Tech companies like Cisco Systems, Intel, and others are reeling under the madness of the 1996 act, and anyone who’s paid even scant attention to the monstrous litigation trail would hardly call it a success.

In March, the U.S. Court of Appeals for the D.C. Circuit handed down a welcome judgment rejecting the FCC’s effort to impose harmful “unbundling” rules to make competitors share their telecommunications infrastructure. On June 14, the U.S. Supreme Court declined to review the D.C. Court’s decision.

While strategists in the Republican and Democrat Presidential campaign camps no doubt are weighing the political pros and cons, the economic facts are clear. Already, government price controls on telecom are resulting in an annual decline in economic output equivalent to $101 per average household. According to a recent study by economists Robert Crandall and Hal Singer, the FCC’s rules destroy 1,300 jobs for every million telecommunications lines resold by a competitor.

To create more jobs and spur investment, regulatory barriers must be permanently removed, making it imperative that the D.C. Court’s decision remains in force.
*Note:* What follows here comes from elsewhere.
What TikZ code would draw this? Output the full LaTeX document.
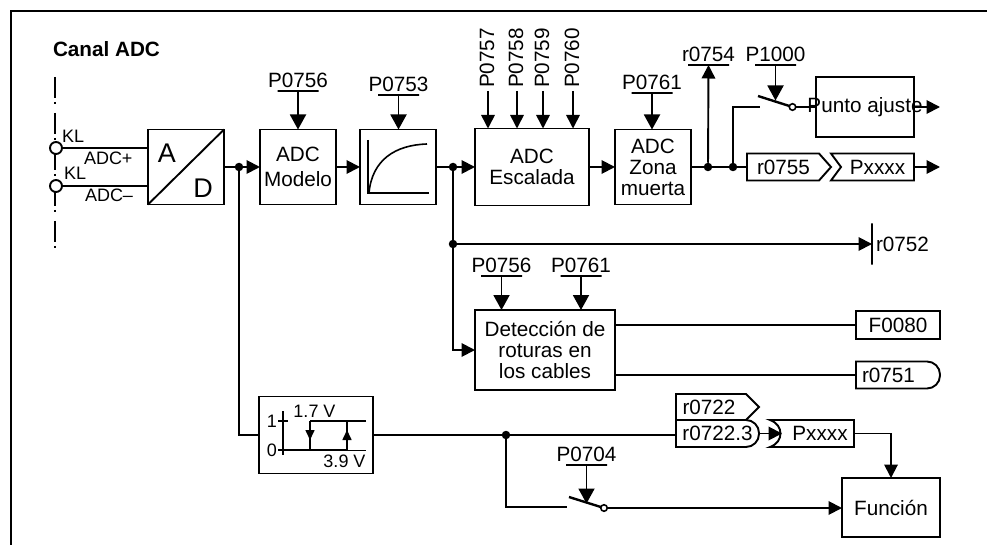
\documentclass[tikz,border=0pt]{standalone}
\usepackage{fontspec}
\usepackage{tikz}
\usetikzlibrary{positioning,calc,arrows.meta}
\setmainfont{Liberation Sans}
\definecolor{ink}{HTML}{000000}

\begin{document}
\begin{tikzpicture}[
      x=1pt,y=-1pt,
      every node/.style={outer sep=0pt,inner sep=0pt,text=ink},
      every label/.style={label distance=3.5pt},
      font=\fontsize{20.7}{21}\selectfont,
      line width=1.9pt,draw=ink,
      box/.style={draw=ink,rectangle,minimum width=76pt,minimum height=75pt,align=center},
      tag/.style={rectangle,minimum height=27pt,align=center},
      stub/.style={draw=ink,rectangle,line width=1.6pt,minimum width=41pt,minimum height=0pt},
      vstub/.style={draw=ink,rectangle,line width=1.6pt,minimum width=0pt,minimum height=41pt},
      small/.style={font=\fontsize{18}{18}\selectfont},
      arr/.style={-{Triangle[length=13.5pt,width=13.5pt]},ink},
      big/.style={-{Triangle[length=15pt,width=16pt]},ink},
      blade/.style={line width=2.4pt},
      dot/.style={circle,fill=ink,minimum size=8.5pt},
      contact/.style={circle,draw=ink,fill=white,line width=1.6pt,minimum size=6.5pt},
      term/.style={circle,draw=ink,fill=white,minimum size=12pt}]
      \useasboundingbox (0,0) rectangle (987,545);
      \draw[line width=2.2pt] (11,545) -- (11,11) -- (987,11);
      \node[anchor=base west,font=\fontsize{20.7}{21}\selectfont\bfseries] (title) at (53,57) {Canal ADC};
      % entrada
      \coordinate (axistop) at (55,77);
      \coordinate (axisend) at (55,250);
      \draw[line width=1.6pt,dash pattern=on 21pt off 4pt on 2pt off 9pt] (axistop) -- (axisend);
      \node[box] (ad) at (186,167) {};
      \node[term] (kla) at (56,148) {};
      \node[term] (klb) at (56,186) {};
      \node[small,anchor=base west] (kltxta) at (62,143) {KL};
      \node[small,anchor=base west] (kltxtb) at (64,180) {KL};
      \node[small,anchor=base west] (adcp) at (84,165) {ADC+};
      \node[small,anchor=base west] (adcn) at (85,202) {ADC–};
      \draw (kla) -- (kla -| ad.west);
      \draw (klb) -- (klb -| ad.west);
      \draw (ad.south west) -- (ad.north east);
      \node[font=\fontsize{27}{27}\selectfont] (atxt) at (167,153) {A};
      \node[font=\fontsize{27}{27}\selectfont] (dtxt) at (203,188) {D};
      % cadena superior
      \node[box,right=36pt of ad] (modelo) {ADC\\[4pt]Modelo};
      \node[box,right=24pt of modelo] (ramp) {};
      \node[box,right=39pt of ramp,minimum width=114pt,minimum height=77pt] (scale) {ADC\\Escalada};
      \node[box,right=26pt of scale] (dead) {ADC\\Zona\\muerta};
      \draw[line width=1.6pt] (368,140) -- (368,193) -- (429,193);
      \draw[line width=1.6pt] (369,193) .. controls (372,160) and (395,145) .. (427,144);
      \node[dot] (dotad) at (239,167) {};
      \node[dot] (dotramp) at (453,167) {};
      \node[dot] (dotdead) at (708,167) {};
      \node[dot] (dotsw) at (733,167) {};
      \draw[arr] (ad) -- (modelo);
      \draw[arr] (modelo) -- (ramp);
      \draw[arr] (ramp) -- (scale);
      \draw[arr] (scale) -- (dead);
      % parametros
      \node[stub,label=above:P0756] (pmodelo) at (298,91) {};
      \node[stub,label=above:P0753] (pramp) at (398.5,95) {};
      \node[stub,label=above:P0761] (pdead) at (652,93) {};
      \node[stub,label=above:r0754] (rdead) at (708.5,65) {};
      \node[stub,label=above:P1000] (pset) at (775.5,65) {};
      \draw[big] (pmodelo) -- (pmodelo |- modelo.north);
      \draw[big] (pramp) -- (pramp |- ramp.north);
      \draw[big] (pdead) -- (pdead |- dead.north);
      \node[rotate=90] (p757) at (487,58) {P0757};
      \node[rotate=90] (p758) at (516,58) {P0758};
      \node[rotate=90] (p759) at (542,58) {P0759};
      \node[rotate=90] (p760) at (572,58) {P0760};
      \coordinate (s757) at (488,91);
      \coordinate (s758) at (517,91);
      \coordinate (s759) at (543,91);
      \coordinate (s760) at (573,91);
      \draw[arr,line width=1.6pt] (s757) -- (s757 |- scale.north);
      \draw[arr,line width=1.6pt] (s758) -- (s758 |- scale.north);
      \draw[arr,line width=1.6pt] (s759) -- (s759 |- scale.north);
      \draw[arr,line width=1.6pt] (s760) -- (s760 |- scale.north);
      \draw[arr] (dotdead) -- (rdead);
      % punto de ajuste
      \node[box,minimum width=98pt,minimum height=60pt] (setpt) at (865,107) {\makebox[0pt]{Punto ajuste}};
      \coordinate (swin) at (760,107);
      \coordinate (bladea) at (758,96);
      \coordinate (bladetip) at (775.5,100.5);
      \node[contact] (swout) at (792.5,107) {};
      \draw (dotsw) |- (swin);
      \draw[blade] (bladea) -- (swout);
      \draw[big] (pset) -- (bladetip);
      \draw (swout) -- (setpt);
      \coordinate (setend) at (940,107);
      \draw[arr] (setpt) -- (setend);
      % salida
      \node[tag,minimum width=71pt] (r755) at (783.5,167) {r0755};
      \node[tag,minimum width=73pt] (pout) at (877.5,167) {Pxxxx};
      \draw (r755.north west) ++(-1,0) -- (r755.north east) -- ++(12,13.5) -- ++(-12,13.5) -- ($(r755.south west)+(-1,0)$) -- cycle;
      \draw (pout.north east) -- ++(-83,0) -- ++(10,13.5) -- ++(-10,13.5) -- (pout.south east) -- cycle;
      \draw (dead) -- ($(r755.west)+(-1,0)$);
      \coordinate (outend) at (940,167);
      \draw[arr] (pout) -- (outend);
      % r0752
      \node[dot] (dotbus) at (453,244) {};
      \node[vstub] (rbar) at (872,244) {};
      \node[anchor=west] (r752) at (876,244) {r0752};
      \draw (dotramp) -- (dotbus);
      \draw[arr] (dotbus) -- (rbar);
      % deteccion de roturas
      \node[box,minimum width=140pt,minimum height=80pt] (detect) at (545,350) {Detección de\\roturas en\\los cables};
      \node[stub,label=above:P0756] (pdeta) at (501.5,276) {};
      \node[stub,label=above:P0761] (pdetb) at (581,276) {};
      \draw[big] (pdeta) -- (pdeta |- detect.north);
      \draw[big] (pdetb) -- (pdetb |- detect.north);
      \draw[arr] (dotbus) |- (detect);
      \node[box,tag,minimum width=84pt,minimum height=28pt] (f0080) at (898,325) {F0080};
      \node[tag,minimum width=84pt] (r751) at (898,375) {\makebox[72pt][l]{r0751}};
      \draw (r751.north west) [rounded corners=13pt] -- (r751.north east) -- (r751.south east) [sharp corners] -- (r751.south west) -- cycle;
      \draw (detect.east |- f0080) -- (f0080);
      \draw (detect.east |- r751) -- (r751);
      % histeresis
      \node[box,minimum width=114pt,minimum height=77pt] (hyst) at (316,435) {};
      \draw (dotad) |- (hyst);
      \draw[line width=1.2pt] (283,411) -- (283,455);
      \draw[line width=1.2pt] (278,421) -- (288,421);
      \draw[line width=1.2pt] (278,450) -- (288,450);
      \node[small,anchor=east] (one) at (277,421) {1};
      \node[small,anchor=east] (zero) at (277,450) {0};
      \draw[line width=1.6pt] (283,450) -- (347,450);
      \draw[line width=1pt] (347,450) -- (366,450);
      \draw[line width=1.6pt] (366,421) -- (310,421);
      \draw[-{Triangle[length=10pt,width=9pt]},line width=1.6pt] (310,421) -- (310,440);
      \draw (310,438) -- (310,450);
      \draw[-{Triangle[length=10pt,width=9pt]},line width=1.6pt] (347,450) -- (347,430);
      \draw (347,432) -- (347,421);
      \node[small,anchor=base] (vhigh) at (314.5,417) {1.7 V};
      \node[small,anchor=base] (vlow) at (344.5,467) {3.9 V};
      % r0722
      \node[tag,minimum width=70pt,minimum height=26pt] (r722) at (709,407) {r0722};
      \node[tag,minimum width=83pt] (r7223) at (717.5,433.5) {r0722.3};
      \draw (r7223.north west) -- ++(0,-26) -- ++(70,0) -- ++(13,13) -- ++(-13,13) -- (r7223.north west);
      \draw (r7223.north west) [rounded corners=13pt] -- (r7223.north east) -- (r7223.south east) [sharp corners] -- (r7223.south west) -- cycle;
      \node[tag,minimum width=72pt] (pbit) at (818,433.5) {\hspace{4pt}Pxxxx};
      \draw (pbit.north east) -- ++(-84,0) .. controls +(14,5) and +(14,-5) .. +(0,27) -- (pbit.south east) -- cycle;
      \draw[arr] (r7223) -- (pbit);
      \node[dot] (dotbit) at (506,435) {};
      \draw (hyst) -- (hyst -| r7223.west);
      % funcion
      \node[box,minimum width=98pt,minimum height=59pt] (func) at (891,507.5) {Función};
      \draw[arr] (pbit) -| (func);
      \coordinate (swbin) at (567,507);
      \coordinate (bladeb) at (569,497);
      \coordinate (bladebtip) at (586.5,503.5);
      \node[contact] (swbout) at (604,508) {};
      \node[stub,label=above:P0704] (pfunc) at (586.5,465) {};
      \draw (dotbit) |- (swbin);
      \draw[blade] (bladeb) -- (swbout);
      \draw[big] (pfunc) -- (bladebtip);
      \draw[arr] (swbout) -- (func.west |- swbout);
    \end{tikzpicture}
\end{document}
Widespread broadband deployment in California alone would create 170,000 new jobs in telecommunications and related fields, according to a new study by Wayne Brough, chief economist at Citizens for a Sound Economy.

It would also spur $90 billion in new economic output–a potential lifeline for states facing massive budget deficits and a glimmer of hope for workers in Silicon Valley and elsewhere who are worried about the economy and the outsourcing of jobs.

It’s time for policymakers, and the public that elects them, to pay attention and take action. In the lamentable “jobless” economic recovery, fixing the nation’s telecommunications mess will help create jobs.